Exercise prompt ->
Wherever "seaborn" appears in a line, list that line.

Stored data ->

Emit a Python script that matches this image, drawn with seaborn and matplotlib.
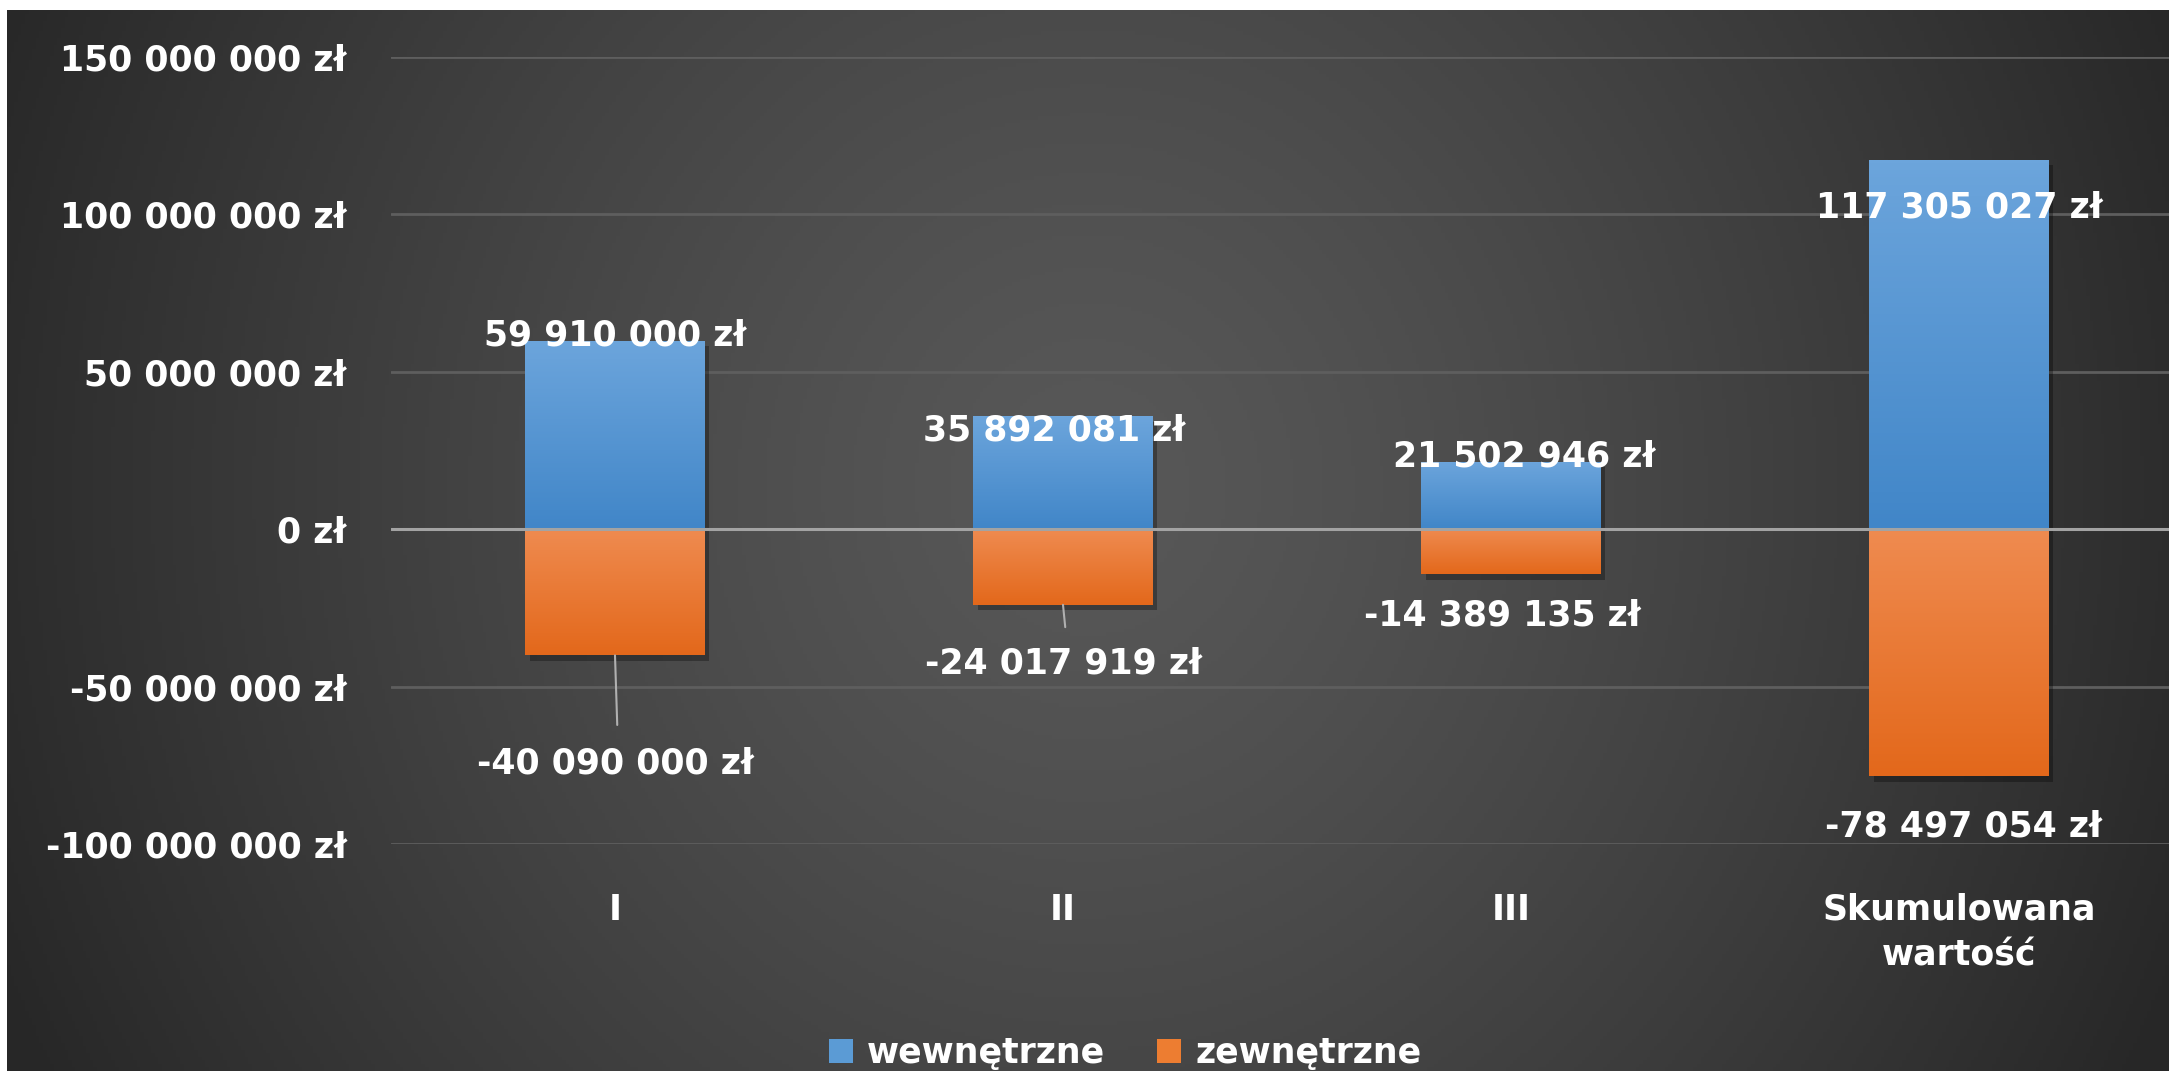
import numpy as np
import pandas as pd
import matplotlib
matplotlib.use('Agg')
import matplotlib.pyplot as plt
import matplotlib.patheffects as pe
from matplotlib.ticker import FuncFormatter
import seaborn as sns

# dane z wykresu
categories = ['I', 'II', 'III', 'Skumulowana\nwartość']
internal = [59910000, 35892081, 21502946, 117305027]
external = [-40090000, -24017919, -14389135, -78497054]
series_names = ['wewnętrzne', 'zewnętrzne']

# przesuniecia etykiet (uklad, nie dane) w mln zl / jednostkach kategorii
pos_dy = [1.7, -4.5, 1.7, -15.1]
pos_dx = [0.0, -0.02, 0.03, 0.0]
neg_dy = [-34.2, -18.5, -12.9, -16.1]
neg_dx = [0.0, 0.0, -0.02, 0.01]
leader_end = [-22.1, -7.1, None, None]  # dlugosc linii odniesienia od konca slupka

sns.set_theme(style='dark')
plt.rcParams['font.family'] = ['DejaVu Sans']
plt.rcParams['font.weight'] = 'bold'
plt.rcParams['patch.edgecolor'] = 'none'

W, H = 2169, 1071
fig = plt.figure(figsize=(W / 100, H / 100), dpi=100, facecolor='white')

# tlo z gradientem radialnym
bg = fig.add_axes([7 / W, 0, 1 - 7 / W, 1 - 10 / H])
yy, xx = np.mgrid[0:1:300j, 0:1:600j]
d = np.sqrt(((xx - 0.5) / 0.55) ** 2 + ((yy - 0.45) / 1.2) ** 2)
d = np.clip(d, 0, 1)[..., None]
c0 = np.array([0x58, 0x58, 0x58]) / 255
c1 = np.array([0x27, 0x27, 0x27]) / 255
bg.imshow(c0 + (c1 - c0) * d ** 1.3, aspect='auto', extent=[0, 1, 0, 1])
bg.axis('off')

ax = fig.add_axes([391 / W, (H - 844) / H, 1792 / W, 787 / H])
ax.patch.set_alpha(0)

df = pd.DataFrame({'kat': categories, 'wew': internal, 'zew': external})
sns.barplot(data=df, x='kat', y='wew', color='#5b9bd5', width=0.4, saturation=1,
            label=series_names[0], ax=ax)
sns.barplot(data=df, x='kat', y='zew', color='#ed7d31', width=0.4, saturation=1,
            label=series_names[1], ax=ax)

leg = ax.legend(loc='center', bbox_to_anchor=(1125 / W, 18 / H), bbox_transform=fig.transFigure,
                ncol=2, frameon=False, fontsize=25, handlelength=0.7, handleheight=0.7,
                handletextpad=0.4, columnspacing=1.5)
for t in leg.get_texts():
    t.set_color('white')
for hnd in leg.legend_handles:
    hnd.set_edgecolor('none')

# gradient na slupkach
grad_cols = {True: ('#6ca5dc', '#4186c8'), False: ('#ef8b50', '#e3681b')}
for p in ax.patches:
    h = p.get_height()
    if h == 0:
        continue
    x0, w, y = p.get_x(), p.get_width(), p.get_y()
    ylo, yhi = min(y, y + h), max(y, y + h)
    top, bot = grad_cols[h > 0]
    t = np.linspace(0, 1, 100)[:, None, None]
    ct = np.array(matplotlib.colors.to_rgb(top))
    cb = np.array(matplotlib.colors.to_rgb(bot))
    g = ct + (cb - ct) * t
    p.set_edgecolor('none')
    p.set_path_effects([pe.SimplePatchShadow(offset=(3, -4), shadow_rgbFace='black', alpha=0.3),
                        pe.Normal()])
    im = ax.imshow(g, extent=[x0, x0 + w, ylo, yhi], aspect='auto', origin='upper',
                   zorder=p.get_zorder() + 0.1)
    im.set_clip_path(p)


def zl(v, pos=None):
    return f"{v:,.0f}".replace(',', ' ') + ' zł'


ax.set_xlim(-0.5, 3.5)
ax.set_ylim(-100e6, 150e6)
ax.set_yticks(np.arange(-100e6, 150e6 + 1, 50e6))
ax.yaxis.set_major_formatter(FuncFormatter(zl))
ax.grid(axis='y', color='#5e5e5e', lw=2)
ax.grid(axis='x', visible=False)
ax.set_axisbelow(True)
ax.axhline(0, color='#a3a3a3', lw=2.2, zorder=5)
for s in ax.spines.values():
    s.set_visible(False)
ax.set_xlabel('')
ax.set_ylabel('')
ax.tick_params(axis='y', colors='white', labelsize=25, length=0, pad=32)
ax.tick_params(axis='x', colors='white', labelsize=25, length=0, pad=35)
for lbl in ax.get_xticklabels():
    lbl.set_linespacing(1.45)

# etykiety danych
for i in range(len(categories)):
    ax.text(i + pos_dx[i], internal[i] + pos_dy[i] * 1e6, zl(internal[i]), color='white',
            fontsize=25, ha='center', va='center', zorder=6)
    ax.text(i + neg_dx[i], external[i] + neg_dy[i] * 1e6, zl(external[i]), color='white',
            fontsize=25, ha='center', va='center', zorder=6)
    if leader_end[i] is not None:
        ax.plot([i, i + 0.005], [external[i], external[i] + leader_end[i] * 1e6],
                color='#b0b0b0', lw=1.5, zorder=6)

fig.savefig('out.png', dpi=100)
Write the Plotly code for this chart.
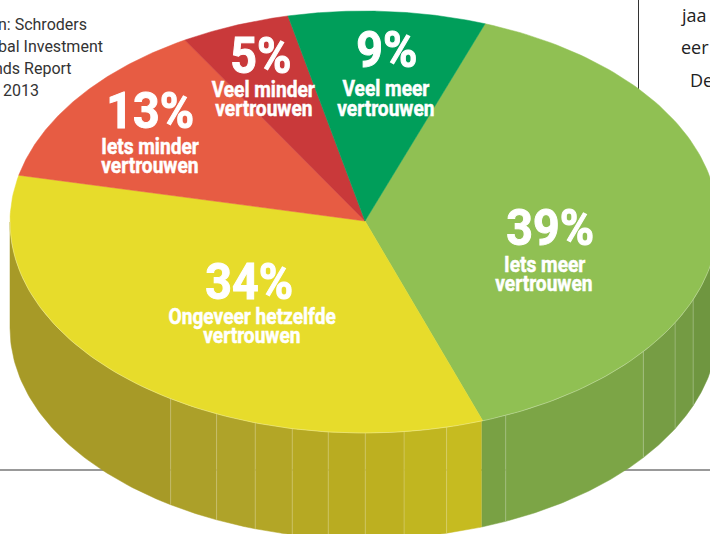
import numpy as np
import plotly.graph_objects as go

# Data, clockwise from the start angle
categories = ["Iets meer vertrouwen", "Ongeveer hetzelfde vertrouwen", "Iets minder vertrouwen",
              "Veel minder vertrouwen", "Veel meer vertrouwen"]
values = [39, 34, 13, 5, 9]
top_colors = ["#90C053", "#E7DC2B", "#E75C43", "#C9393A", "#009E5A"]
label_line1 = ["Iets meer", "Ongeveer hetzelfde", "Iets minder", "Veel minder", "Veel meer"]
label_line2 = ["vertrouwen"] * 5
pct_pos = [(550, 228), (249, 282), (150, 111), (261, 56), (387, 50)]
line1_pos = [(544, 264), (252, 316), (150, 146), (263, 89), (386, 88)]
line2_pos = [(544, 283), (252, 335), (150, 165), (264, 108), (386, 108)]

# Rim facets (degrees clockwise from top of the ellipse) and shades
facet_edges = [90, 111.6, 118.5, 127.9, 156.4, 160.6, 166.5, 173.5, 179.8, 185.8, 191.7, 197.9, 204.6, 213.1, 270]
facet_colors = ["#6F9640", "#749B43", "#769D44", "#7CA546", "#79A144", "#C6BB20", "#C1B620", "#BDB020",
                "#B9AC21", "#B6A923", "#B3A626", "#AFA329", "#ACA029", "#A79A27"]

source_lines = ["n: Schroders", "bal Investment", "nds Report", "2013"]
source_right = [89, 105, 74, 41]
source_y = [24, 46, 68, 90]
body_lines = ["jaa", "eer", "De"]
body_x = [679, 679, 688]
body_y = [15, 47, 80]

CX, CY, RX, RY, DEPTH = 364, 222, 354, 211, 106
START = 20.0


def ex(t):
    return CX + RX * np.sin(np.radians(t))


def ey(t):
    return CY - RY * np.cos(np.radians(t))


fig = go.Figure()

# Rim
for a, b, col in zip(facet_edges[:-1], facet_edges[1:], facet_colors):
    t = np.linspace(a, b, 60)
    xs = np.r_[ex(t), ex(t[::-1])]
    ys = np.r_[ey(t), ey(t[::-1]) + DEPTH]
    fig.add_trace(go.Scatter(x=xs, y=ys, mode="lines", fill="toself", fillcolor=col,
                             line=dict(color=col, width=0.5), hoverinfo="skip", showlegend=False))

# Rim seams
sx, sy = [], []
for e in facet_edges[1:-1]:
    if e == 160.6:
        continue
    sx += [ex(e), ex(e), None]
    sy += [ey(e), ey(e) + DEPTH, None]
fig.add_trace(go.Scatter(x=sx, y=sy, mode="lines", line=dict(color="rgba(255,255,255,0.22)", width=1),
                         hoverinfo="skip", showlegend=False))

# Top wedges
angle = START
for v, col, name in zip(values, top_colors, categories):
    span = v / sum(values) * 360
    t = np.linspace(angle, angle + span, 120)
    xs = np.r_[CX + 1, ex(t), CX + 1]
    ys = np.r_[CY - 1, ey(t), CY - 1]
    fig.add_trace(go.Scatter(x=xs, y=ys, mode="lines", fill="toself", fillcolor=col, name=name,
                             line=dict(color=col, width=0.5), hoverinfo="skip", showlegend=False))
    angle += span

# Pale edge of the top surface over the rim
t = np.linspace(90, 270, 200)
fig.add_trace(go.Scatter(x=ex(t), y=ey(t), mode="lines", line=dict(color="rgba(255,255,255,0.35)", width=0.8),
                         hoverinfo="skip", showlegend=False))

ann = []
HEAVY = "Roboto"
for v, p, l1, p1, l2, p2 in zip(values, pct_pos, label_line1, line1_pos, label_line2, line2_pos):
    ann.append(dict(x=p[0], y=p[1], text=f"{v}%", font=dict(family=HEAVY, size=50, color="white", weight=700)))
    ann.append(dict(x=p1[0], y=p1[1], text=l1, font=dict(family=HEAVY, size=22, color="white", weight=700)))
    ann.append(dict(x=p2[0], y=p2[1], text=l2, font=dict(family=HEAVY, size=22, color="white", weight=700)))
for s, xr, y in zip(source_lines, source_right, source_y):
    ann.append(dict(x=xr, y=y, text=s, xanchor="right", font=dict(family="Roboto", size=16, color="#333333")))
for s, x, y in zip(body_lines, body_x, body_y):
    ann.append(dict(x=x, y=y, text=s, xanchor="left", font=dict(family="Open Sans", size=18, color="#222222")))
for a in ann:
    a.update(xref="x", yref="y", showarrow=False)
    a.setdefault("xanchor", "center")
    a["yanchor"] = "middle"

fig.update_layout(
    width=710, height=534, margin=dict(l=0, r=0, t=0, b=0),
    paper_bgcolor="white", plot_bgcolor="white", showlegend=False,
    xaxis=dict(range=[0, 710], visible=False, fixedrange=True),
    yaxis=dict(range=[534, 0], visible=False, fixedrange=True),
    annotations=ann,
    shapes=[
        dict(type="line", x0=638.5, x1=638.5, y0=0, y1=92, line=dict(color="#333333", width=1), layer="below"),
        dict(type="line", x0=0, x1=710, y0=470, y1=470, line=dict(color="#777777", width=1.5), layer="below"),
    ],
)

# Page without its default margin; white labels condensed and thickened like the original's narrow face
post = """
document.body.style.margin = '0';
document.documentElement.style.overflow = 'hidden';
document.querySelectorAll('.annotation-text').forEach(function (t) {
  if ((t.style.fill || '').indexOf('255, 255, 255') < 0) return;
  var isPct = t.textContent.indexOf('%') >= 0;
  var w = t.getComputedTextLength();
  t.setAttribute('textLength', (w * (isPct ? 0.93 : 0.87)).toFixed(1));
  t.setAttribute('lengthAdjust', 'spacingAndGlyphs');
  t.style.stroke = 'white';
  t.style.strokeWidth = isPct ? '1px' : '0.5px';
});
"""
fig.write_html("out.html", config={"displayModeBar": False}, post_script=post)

Response ->
Emit a Python script that matches this image, drawn with seaborn and matplotlib.
import seaborn as sns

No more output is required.